Résurrections, revivifications ?


Dérogation ! En semaine pascale, nous lisons l’évangile de saint Jean de manière continue jusqu’à la Pentecôte ; et voilà qu’un saint perturbe la lecture ! Heureusement, c’est un évangile des apparitions du Ressuscité que l’on nous donne à la place. Une occasion de nous souvenir que nous demeurons dans le temps pascal !
Mais pourquoi ce texte ? C’est que saint Vincent Ferrier a obtenu beaucoup de miracles, des milliers, 3 000 disait le légat a latere Christi (du côté du Christ) ; et parmi ceux-ci des résurrections d’entre les morts. Saint Antonin de Florence, un autre frère de l’Ordre, archevêque de Florence, ayant vécu peu après saint Vincent a essayé de comptabiliser ces résurrections. Assez critique déjà, il n’en retient que 24 ! Mais c’est énorme !
Déjà dans l’Ancien Testament, Élie (1 R 17, 22), Élisée (2 R 4, 34) ont fait revenir à la vie un enfant mort ; en outre, Élisée sur son propre tombeau dans lequel il gisait depuis longtemps a provoqué un retour à la vie d’un mort qui a touché ses ossements (2 R 13, 21). Nous entendions le récit des Actes, ces jours-ci, avec Dorcas (Tabitha) que saint Pierre, le vicaire du Christ, a ressuscité (Ac 9, 40).
Il ne s’agit en aucun cas de réincarnation, du retour d’une âme dans une chair diverse, car on ne meurt qu’une fois d’une manière irréversible (cf. He 9, 27) ; ni d’expérience de sortie provisoire de l’âme de son corps comme le raconte l’écrivain Éric-Emmanuel Schmitt dans son récit autobiographique La nuit de feu (2015). À dire vrai, il s’agit dans les récits évoqués à la fois de plus (+) et de moins (-). De plus (+) : à chaque fois il y a eu une vraie mort, suivie d’une revivification ; et de moins (-) : il ne s’agit pas d’une résurrection d’entre les morts à la manière dont Jésus apparaît à ses disciples avec un corps gratifié de dots glorieuses, dont l’immortalité. Les personnes des deux sexes que Jésus a pareillement fait revenir à la vie ont dû mourir une deuxième fois. On en compte trois :
1. Dans la chambre haute où gît une fillette, Jésus arrive à la demande du père : « Et prenant la main de l’enfant, Jésus lui dit : “Talitha koum”, ce qui se traduit : “Fillette, je te le dis, lève-toi !” » (Mc 5, 41).

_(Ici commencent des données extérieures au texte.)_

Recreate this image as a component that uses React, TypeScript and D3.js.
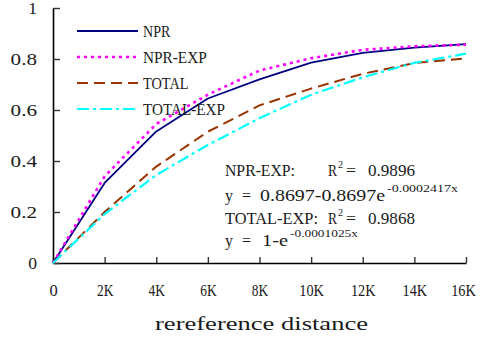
import { useEffect, useRef } from 'react';
import * as d3 from 'd3';

// distances (x axis), one value per 2K step
const distances = [0, 2000, 4000, 6000, 8000, 10000, 12000, 14000, 16000];
const nprValues = [0, 0.314, 0.516, 0.645, 0.72, 0.786, 0.824, 0.845, 0.858];
const nprExpValues = [0, 0.34, 0.545, 0.66, 0.755, 0.803, 0.836, 0.85, 0.856];
const totalValues = [0, 0.2, 0.378, 0.515, 0.618, 0.684, 0.742, 0.784, 0.802];
const totalExpValues = [0, 0.192, 0.345, 0.463, 0.568, 0.66, 0.728, 0.785, 0.821];

const seriesNames = ['NPR', 'NPR-EXP', 'TOTAL', 'TOTAL-EXP'];
const xTicks = [0, 2000, 4000, 6000, 8000, 10000, 12000, 14000, 16000];
const yTicks = [0, 0.2, 0.4, 0.6, 0.8, 1];

const FONT = '"Liberation Serif", "DejaVu Serif", serif';
const TEXT = '#1a1a1a';

export default function App() {
  const svgRef = useRef<SVGSVGElement>(null);

  useEffect(() => {
    if (!svgRef.current) return;
    const svg = d3.select(svgRef.current);
    svg.selectAll('*').remove();

    const width = 480;
    const height = 340;
    const margin = { top: 8, right: 14, bottom: 77, left: 53 };

    const x = d3.scaleLinear().domain([0, 16000]).range([margin.left, width - margin.right]);
    const y = d3.scaleLinear().domain([0, 1]).range([height - margin.bottom, margin.top]);

    const series = [
      { name: seriesNames[0], values: nprValues, color: '#000080', dash: null, w: 1.8 },
      { name: seriesNames[1], values: nprExpValues, color: '#ff00ff', dash: '3,4', w: 2.6 },
      { name: seriesNames[2], values: totalValues, color: '#993300', dash: '11,6', w: 2 },
      { name: seriesNames[3], values: totalExpValues, color: '#00ffff', dash: '12,4,3,4', w: 2.2 },
    ];

    // text helper: SimSun-like half-width grid, faked with textLength
    const txt = (
      parent: d3.Selection<any, any, any, any>,
      s: string, tx: number, ty: number, size: number, len: number
    ) => parent.append('text')
      .attr('x', tx)
      .attr('y', ty)
      .attr('textLength', len)
      .attr('lengthAdjust', 'spacingAndGlyphs')
      .style('font-family', FONT)
      .style('font-size', `${size}px`)
      .attr('fill', TEXT)
      .text(s);

    // x axis (ticks point up into the plot)
    const xAxis = d3.axisBottom(x)
      .tickValues(xTicks)
      .tickSizeInner(-6)
      .tickSizeOuter(0)
      .tickPadding(22)
      .tickFormat(d => (+d === 0 ? '0' : `${+d / 1000}K`));
    const gx = svg.append('g')
      .attr('transform', `translate(0,${y(0)})`)
      .call(xAxis);
    gx.select('.domain').attr('stroke', '#000').attr('stroke-width', 1.6);
    gx.selectAll('.tick line').attr('stroke', '#333').attr('stroke-width', 1.4);
    gx.selectAll<SVGTextElement, number>('.tick text')
      .style('font-family', FONT)
      .style('font-size', '16px')
      .attr('fill', TEXT)
      .attr('lengthAdjust', 'spacingAndGlyphs')
      .attr('textLength', function () { return (this.textContent || '').length * 8.2; })
      .attr('dx', d => (d === 16000 ? -3 : 0));

    // y axis (ticks point right into the plot)
    const yAxis = d3.axisLeft(y)
      .tickValues(yTicks)
      .tickSizeInner(-7)
      .tickSizeOuter(0)
      .tickPadding(16)
      .tickFormat(d => (+d === 0 || +d === 1 ? `${d}` : d3.format('.1f')(+d)));
    const gy = svg.append('g')
      .attr('transform', `translate(${x(0)},0)`)
      .call(yAxis);
    gy.select('.domain').attr('stroke', '#000').attr('stroke-width', 1.6);
    gy.selectAll('.tick line').attr('stroke', '#333').attr('stroke-width', 1.4);
    gy.selectAll<SVGTextElement, number>('.tick text')
      .style('font-family', FONT)
      .style('font-size', '16px')
      .attr('fill', TEXT)
      .attr('lengthAdjust', 'spacingAndGlyphs')
      .attr('textLength', function () { return (this.textContent || '').length * 8.8; });

    // axis title
    txt(svg, 'rereference distance', 155, 330, 18.5, 213);

    // series lines
    const line = d3.line<number>()
      .x((_, i) => x(distances[i]))
      .y(d => y(d));

    series.forEach(s => {
      svg.append('path')
        .datum(s.values)
        .attr('d', line)
        .attr('fill', 'none')
        .attr('stroke', s.color)
        .attr('stroke-width', s.w)
        .attr('stroke-dasharray', s.dash)
        .attr('stroke-linejoin', 'round');
    });

    // legend
    const legend = svg.append('g').attr('transform', 'translate(77,31)');
    series.forEach((s, i) => {
      const g = legend.append('g').attr('transform', `translate(0,${i * 26})`);
      g.append('line')
        .attr('x1', 0).attr('x2', 61)
        .attr('stroke', s.color)
        .attr('stroke-width', s.w)
        .attr('stroke-dasharray', s.dash);
      txt(g, s.name, 66, 6, 17, s.name.length * 9.1);
    });

    // fit annotations
    const note = svg.append('g');
    txt(note, 'NPR-EXP:', 225, 176, 16.5, 70);
    txt(note, 'R', 328, 176, 16.5, 9);
    txt(note, '2', 338, 168, 10, 5);
    txt(note, '=', 346, 176, 16.5, 10);
    txt(note, '0.9896', 368, 176, 16.5, 47);

    txt(note, 'y', 225, 201, 16.5, 8);
    txt(note, '=', 242, 201, 16.5, 9);
    txt(note, '0.8697-0.8697e', 260, 201, 16.5, 125);
    txt(note, '-0.0002417x', 387, 192, 11, 71);

    txt(note, 'TOTAL-EXP:', 225, 224, 16.5, 93);
    txt(note, 'R', 328, 224, 16.5, 9);
    txt(note, '2', 338, 216, 10, 5);
    txt(note, '=', 346, 224, 16.5, 10);
    txt(note, '0.9868', 368, 224, 16.5, 47);

    txt(note, 'y', 225, 246, 16.5, 8);
    txt(note, '=', 242, 246, 16.5, 9);
    txt(note, '1-e', 262, 246, 16.5, 26);
    txt(note, '-0.0001025x', 290, 237, 11, 68);
  }, []);

  return (
    <div style={{ position: 'absolute', left: 0, top: 0 }}>
      <svg ref={svgRef} width={480} height={340} style={{ display: 'block', background: '#fff' }} />
    </div>
  );
}
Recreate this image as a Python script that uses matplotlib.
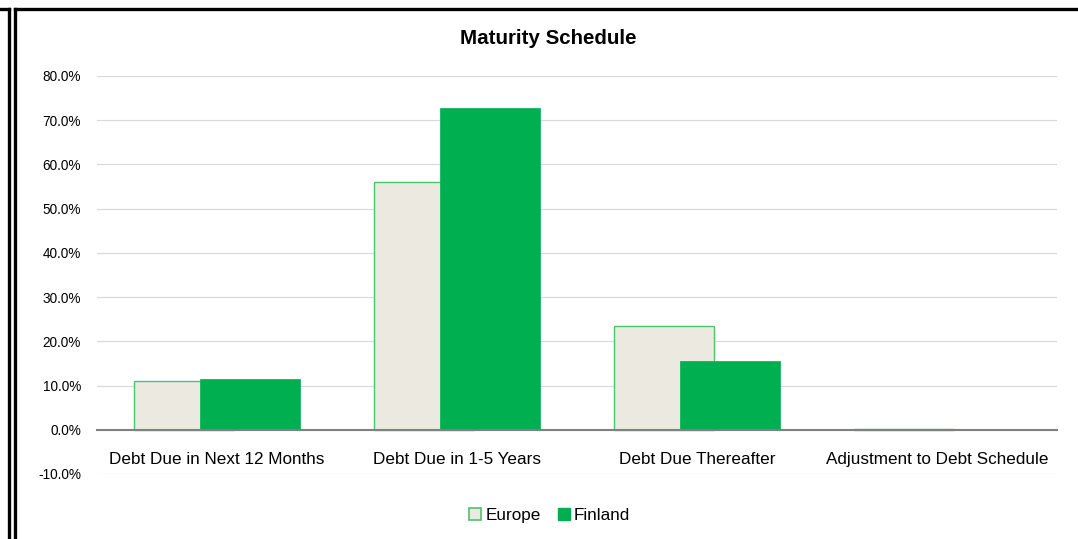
import numpy as np
import matplotlib
matplotlib.use("Agg")
import matplotlib.pyplot as plt
from matplotlib.patches import Patch
from matplotlib.lines import Line2D
from matplotlib.ticker import FuncFormatter

plt.rcParams['font.family'] = ['Liberation Sans', 'DejaVu Sans']

# data (share of total debt, %)
categories = ['Debt Due in Next 12 Months', 'Debt Due in 1-5 Years',
              'Debt Due Thereafter', 'Adjustment to Debt Schedule']
europe = [11.1, 56.0, 23.4, 0.1]
finland = [11.5, 72.8, 15.6, 0.0]

fig = plt.figure(figsize=(10.78, 5.39), dpi=100)
ax = fig.add_axes([0.09, 0.1206, 0.8905, 0.7384])

x = np.arange(len(categories))
w = 0.4167
off = 0.1375
ax.bar(x - off, europe, w, color='#ECE9E0', edgecolor='#4CC46E', linewidth=1.0, zorder=2)
ax.bar(x + off, finland, w, color='#00AF50', edgecolor='#00AF50', linewidth=0.5, zorder=3)

ax.set_xlim(-0.5, 3.5)
ax.set_ylim(-10, 80)
ax.set_yticks(np.arange(-10, 81, 10))
ax.yaxis.set_major_formatter(FuncFormatter(lambda v, p: f'{v:.1f}%'))
ax.grid(axis='y', color='#D9D9D9', linewidth=0.8, zorder=0)
ax.set_axisbelow(True)

for s in ['top', 'right', 'left']:
    ax.spines[s].set_visible(False)
ax.spines['bottom'].set_position(('data', 0))
ax.spines['bottom'].set_color('#808080')
ax.spines['bottom'].set_linewidth(1.5)
ax.spines['bottom'].set_zorder(4)

ax.set_xticks(x)
ax.set_xticklabels(categories, fontsize=12.3)
ax.tick_params(axis='x', length=0, pad=16)
ax.tick_params(axis='y', length=0, labelsize=9.8, pad=11.5)

fig.text(0.509, 0.928, 'Maturity Schedule', ha='center', va='center',
         fontsize=14.8, fontweight='bold')

handles = [Patch(facecolor='#ECE9E0', edgecolor='#4CC46E', linewidth=1.2, label='Europe'),
           Patch(facecolor='#00AF50', edgecolor='#00AF50', label='Finland')]
fig.legend(handles=handles, loc='center', bbox_to_anchor=(0.51, 0.043), ncol=2,
           frameon=False, fontsize=12.3, handlelength=0.7, handleheight=0.7,
           handletextpad=0.25, columnspacing=1.0)

# outer frame lines
lw = 2.4
fig.add_artist(Line2D([8.5/1078, 8.5/1078], [0, 1 - 8.5/539], color='black', lw=lw))
fig.add_artist(Line2D([0, 8.5/1078], [1 - 8.5/539, 1 - 8.5/539], color='black', lw=lw))
fig.add_artist(Line2D([14.5/1078, 14.5/1078], [0, 1 - 8.5/539], color='black', lw=lw))
fig.add_artist(Line2D([14.5/1078, 1], [1 - 8.5/539, 1 - 8.5/539], color='black', lw=lw))

fig.savefig('out.png', dpi=100)
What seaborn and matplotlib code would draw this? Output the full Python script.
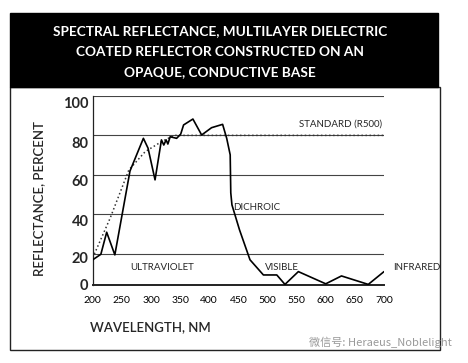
import numpy as np
import pandas as pd
import matplotlib
matplotlib.use("Agg")
import matplotlib.pyplot as plt
import matplotlib.transforms as mtransforms
from matplotlib.patches import Rectangle
import seaborn as sns

# measured dichroic reflector curve
wavelength = [200, 214, 224, 238, 264, 287, 295, 307, 318, 322, 326, 329, 333,
              344, 351, 356, 372, 387, 404, 423, 430, 436, 437, 439, 452, 470,
              493, 516, 530, 553, 600, 627, 673, 700]
reflectance = [16.8, 19.6, 30.8, 19.3, 61.9, 78.5, 73.5, 57.4, 77.7, 75.1, 77.7,
               75.6, 79.3, 78.5, 80.6, 85.3, 88.3, 80.2, 83.9, 85.6, 78.5, 70.1,
               50.8, 44.7, 32.0, 16.8, 9.1, 9.1, 4.3, 10.8, 4.6, 8.6, 4.3, 10.8]

# standard (R500) reference curve
std_wavelength = [200, 230, 262, 290, 318, 340, 700]
std_reflectance = [17.8, 38, 62.4, 71.7, 76.8, 80, 80]

x_ticks = [200, 250, 300, 350, 400, 450, 500, 550, 600, 650, 700]
# the printed chart puts its "0" label on the base line, a little above true zero
y_ticks = [4, 20, 40, 60, 80, 100]
y_labels = ["0", "20", "40", "60", "80", "100"]
y_label_drop = [0, 4, 6, 6, 7, 7]   # px the printed labels sit below their gridline

W, H = 468, 363
FONT = ['Lato', 'DejaVu Sans']


def fx(x):
    return x / W


def fy(y):
    return 1 - y / H


sns.set_style("white")
plt.rcParams['font.family'] = FONT

fig = plt.figure(figsize=(W / 100, H / 100), dpi=100)

# outer frame and title box
fig.patches.append(Rectangle((fx(10), fy(350)), fx(430), (350 - 87) / H,
                             transform=fig.transFigure, fill=False,
                             edgecolor='#222222', linewidth=1.0))
fig.patches.append(Rectangle((fx(10), fy(87)), fx(428), (87 - 13) / H,
                             transform=fig.transFigure, facecolor='black',
                             edgecolor='black'))
title_lines = ["SPECTRAL REFLECTANCE, MULTILAYER DIELECTRIC",
               "COATED REFLECTOR CONSTRUCTED ON AN",
               "OPAQUE, CONDUCTIVE BASE"]
for i, line in enumerate(title_lines):
    fig.text(fx(220), fy(31 + 21 * i), line, color='white', fontsize=9.8,
             fontweight='bold', ha='center', va='center')

ax = fig.add_axes([fx(92.7), fy(285), fx(384 - 92.7), (285 - 96) / H])

curve = pd.DataFrame({"wavelength": wavelength, "reflectance": reflectance})
std = pd.DataFrame({"wavelength": std_wavelength, "reflectance": std_reflectance})

for yv in y_ticks[1:]:
    ax.axhline(yv, color='#444444', linewidth=0.8, zorder=1)
sns.lineplot(data=std, x="wavelength", y="reflectance", ax=ax, color='#333333',
             linestyle=':', linewidth=1.1, zorder=2)
sns.lineplot(data=curve, x="wavelength", y="reflectance", ax=ax, color='black',
             linewidth=1.2, zorder=3)

ax.set_xlim(200, 700)
ax.set_ylim(4, 100)
ax.set_xticks(x_ticks)
ax.set_yticks(y_ticks)
ax.set_yticklabels(y_labels)
ax.set_xlabel("")
ax.set_ylabel("")
for s in ['top', 'right']:
    ax.spines[s].set_visible(False)
ax.spines['left'].set_color('#222222')
ax.spines['left'].set_linewidth(0.9)
ax.spines['bottom'].set_color('#222222')
ax.spines['bottom'].set_linewidth(1.4)
ax.tick_params(axis='x', direction='out', length=3, width=0.8, pad=5,
               labelsize=7.5, colors='black')
ax.tick_params(axis='y', length=0, pad=3, labelsize=10.5)
for lab, drop in zip(ax.get_yticklabels(), y_label_drop):
    lab.set_fontweight('bold')
    lab.set_transform(lab.get_transform() +
                      mtransforms.ScaledTranslation(0, -drop / 100, fig.dpi_scale_trans))

# region labels
fig.text(fx(382), fy(124), "STANDARD (R500)", fontsize=7, ha='right', va='center')
fig.text(fx(233), fy(208), "DICHROIC", fontsize=7, ha='left', va='center')
fig.text(fx(130), fy(268), "ULTRAVIOLET", fontsize=7, ha='left', va='center')
fig.text(fx(265), fy(267), "VISIBLE", fontsize=7, ha='left', va='center')
fig.text(fx(393), fy(268), "INFRARED", fontsize=7, ha='left', va='center')

# axis titles
fig.text(fx(39), fy(198), "REFLECTANCE, PERCENT", fontsize=9.5, rotation=90,
         ha='center', va='center', fontweight='semibold')
fig.text(fx(90), fy(327), "WAVELENGTH, NM", fontsize=9.5, ha='left',
         va='center', fontweight='semibold')

# watermark
fig.text(fx(452), fy(342), "微信号: Heraeus_Noblelight", fontsize=8,
         color='#9a9a9a', ha='right', va='center',
         family=['Noto Sans CJK SC', 'DejaVu Sans'])

fig.savefig("out.png", dpi=100)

2. Au fils de la veuve de Naïm, Jésus s’approchant touche le cercueil, et les porteurs s’arrêtent. Et il dit : « Jeune homme, je te le dis, lève-toi » (Lc 7, 14).
3. Après avoir affirmé au loin à ses disciples : « Lazare est mort » (Jn 11, 14), Jésus revient à Béthanie ; alors qu’il demande que l’on roule la pierre du tombeau, « Marthe, la sœur du mort [réaliste] lui dit : “Seigneur, il sent déjà : c’est le quatrième jour” (Jn 11, 39). Rien n’arrête Jésus : « Jésus s’écria d’une voix forte : “Lazare, viens dehors !” Le mort sortit, les pieds et les mains liés de bandelettes, et son visage était enveloppé d’un suaire. Jésus leur dit : “Déliez-le et laissez-le aller” » (Jn 11, 43-44).
Saint Augustin remarque que la mort, au fil de ces trois résurrections, se fait de plus en plus prégnante : d’abord au lit ; puis dans le cercueil ; puis dans le tombeau. À chaque fois, Jésus triomphe ! Qui oserait douter de la toute-puissance victorieuse du Christ ! « C’est un principe certain que la vie de l’Église entière doit reproduire au cours des âges la vie temporelle du Christ qui est sa tête (¹) » (Charles Journet).
Comment alors ne pas croire aux revivifications obtenues à la prière de saint Vincent Ferrier ? Des dérogations à la nature, sans doute à demander avec foi ! Ces récits de résurrection étayent un désir de libération. Confiance pour notre quotidien qui va passer du confinement au dé-confinement ! Amen !
(1). Charles JOURNET, « Le point de vue théologique sur les Sueurs de sang et les stigmatisations », Études carmélitaines, 21e année, n° 2 (oct. 1936), p. 171-187 [p. 186].